Proposed changes to the pension age are becoming a key issue in the Irish General Election, with parties pledging to lower the age at which people become eligible to receive the state pension.
The qualifying age for the state pension in the Republic of Ireland is 66, having changed from 65 in 2014.
The age is set to increase again, to 67 in 2021, and 68 in 2028.
On Sunday, Taoiseach and Fine Gael leader Leo Varadkar said leaving the state pension age below 67 would be “irresponsible”, and that “reforming makes sense”.
“If pensions are going to be sustainable into the future, we will need to increase the pension age along with life expectancy.”
Fine Gael plan to press ahead with a policy to increase the pension age to 67, but are proposing to introduce a transition pension or an early retirement pension for those who are contractually required to retire earlier.
Minister for Social Protection Regina Doherty told reporters on Monday: “People have been telling me that it is not fair that, having worked 30 or 40 years, that some people will be forced to sign on to the live register.
“We recognise that so we are going to re-introduce a pensions pathway or transition payments, that does not have the conditions attached like the jobseeker’s payment to the habitual residency rule, because we know that pensioners want to travel and they should be allowed travel.”
When asked where the money will come from to fund the transitional payment, she said: “The social insurance fund came under incredible pressure during the great recession and I want to make sure that never happens again.
“The total contributions model of how we manage pensions and we calculate pensions will be brought forward and come into play this year.”
The issue of pension age is becoming a key issue in the election debate.
Sinn Fein has pledged to stick to its commitment to allow people to retire at 65, while Fianna Fail has said it would seek to outlaw contracts that force people to retire at 65.
Meanwhile, Fine Gael has said it is sticking with making Brexit a key part of its re-election strategy, despite a poll published on Saturday showing a 12-point drop in support for the party.
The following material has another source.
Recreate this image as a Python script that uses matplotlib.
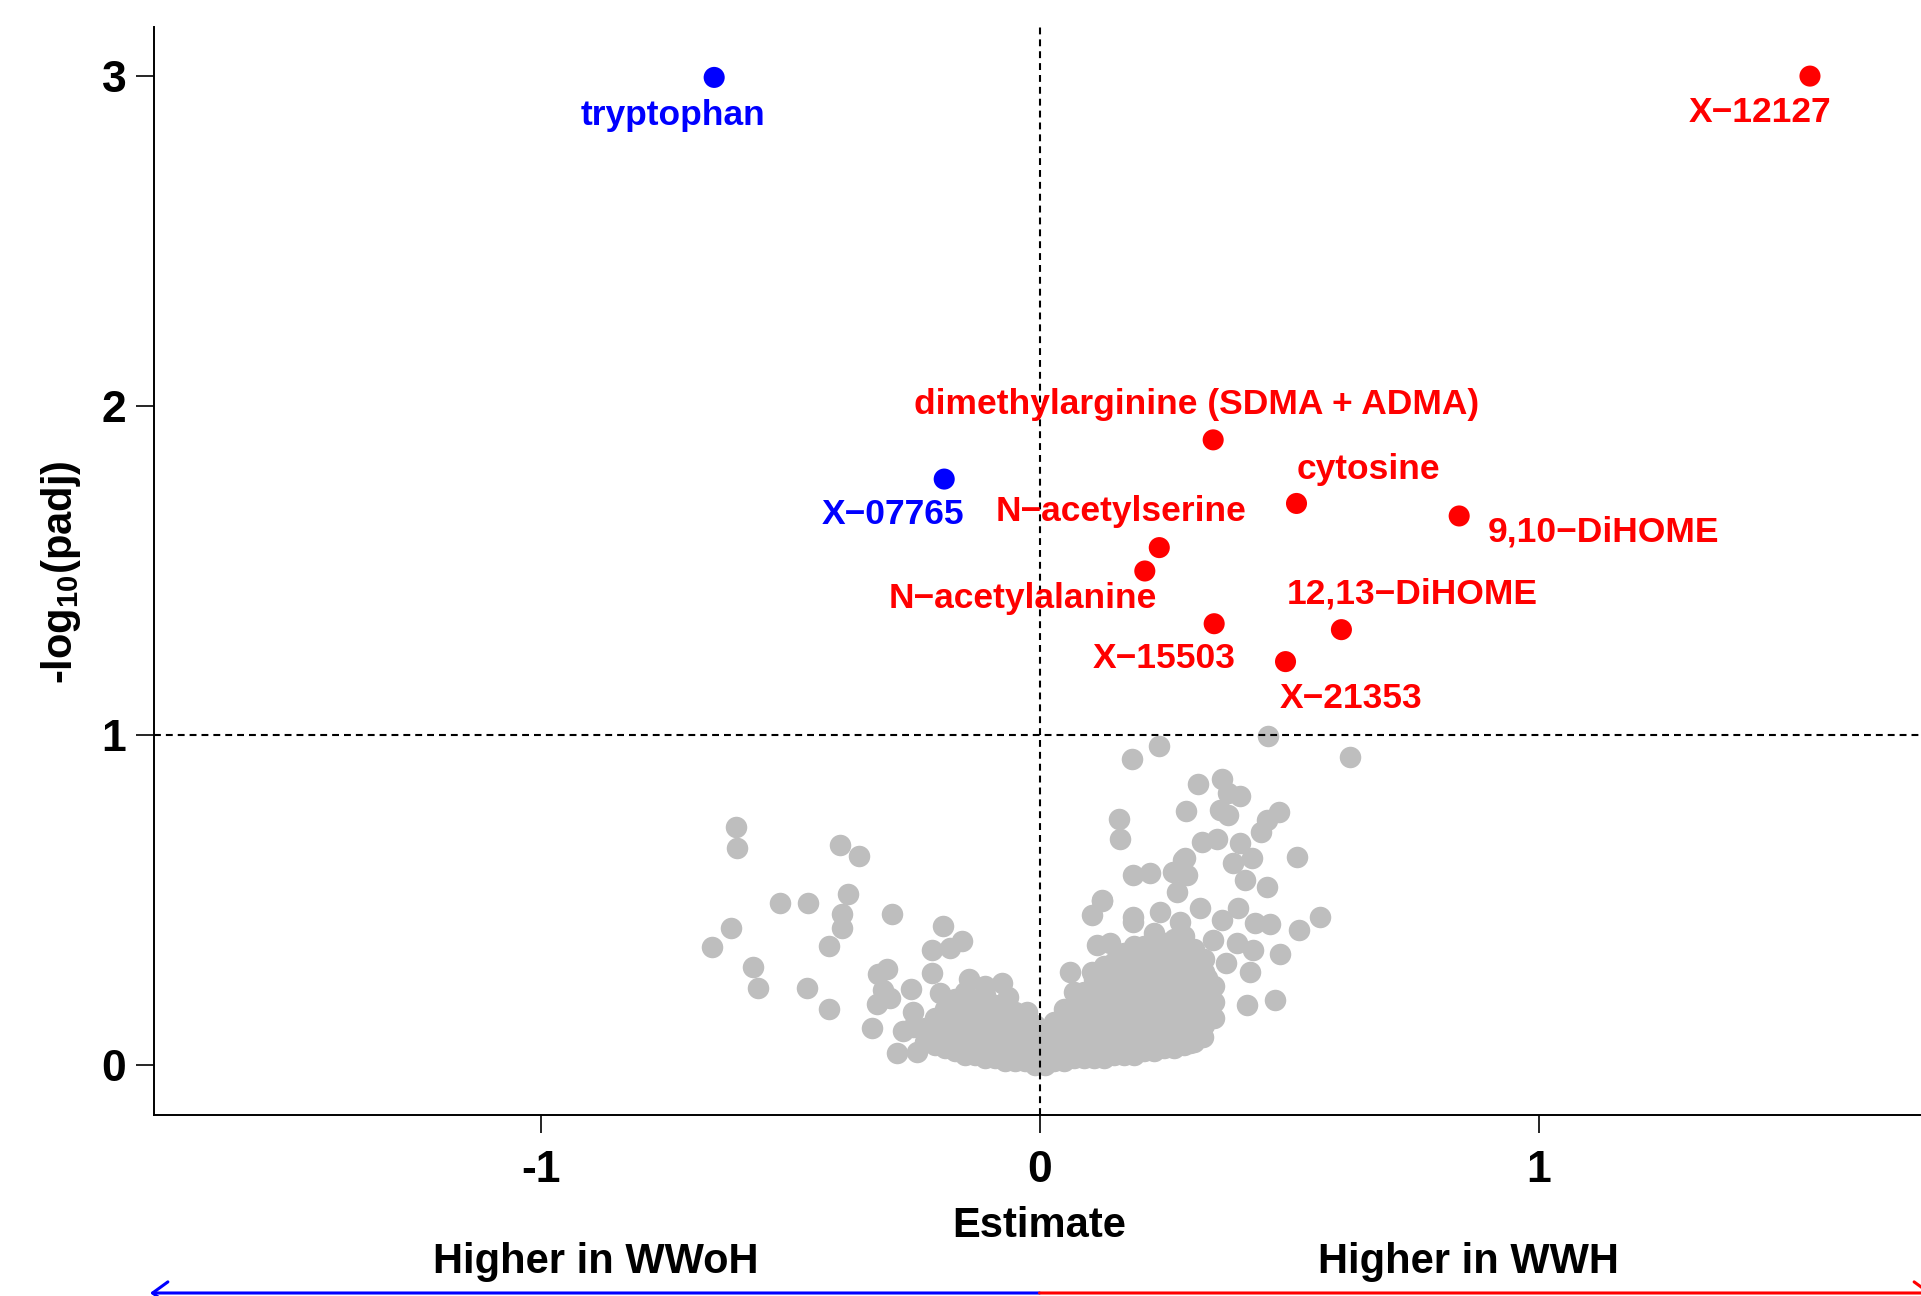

Speaking to reporters in Dublin on Monday, Finance Minister Paschal Donohoe said: “I have emphasised again and again that in order to deliver all of the proposals we have set out, and in order to continue with the work we have been doing in Government, then we need an economy that is healthy and is growing.”
“In order to ensure we have an economy that continues to grow, we do need a deal on Brexit.”
“In all of the engagement I have been having on doorsteps – and I was out in Stoneybatter last night myself – I am continuing to get acknowledgement from voters that Brexit has not gone away. It is in the background.
“We saw the statement there from the Chancellor of the Exchequer, where he indicated the UK will be looking for paths to divergence from the European Union when it comes to regulation.
“If we have to deal with risks like that, that creates a real risk to our economy and challenges for our economy, that if not well managed it will mean we won’t have the money for what we are setting out to do.
“So we will be retaining the approach so far of our campaign.”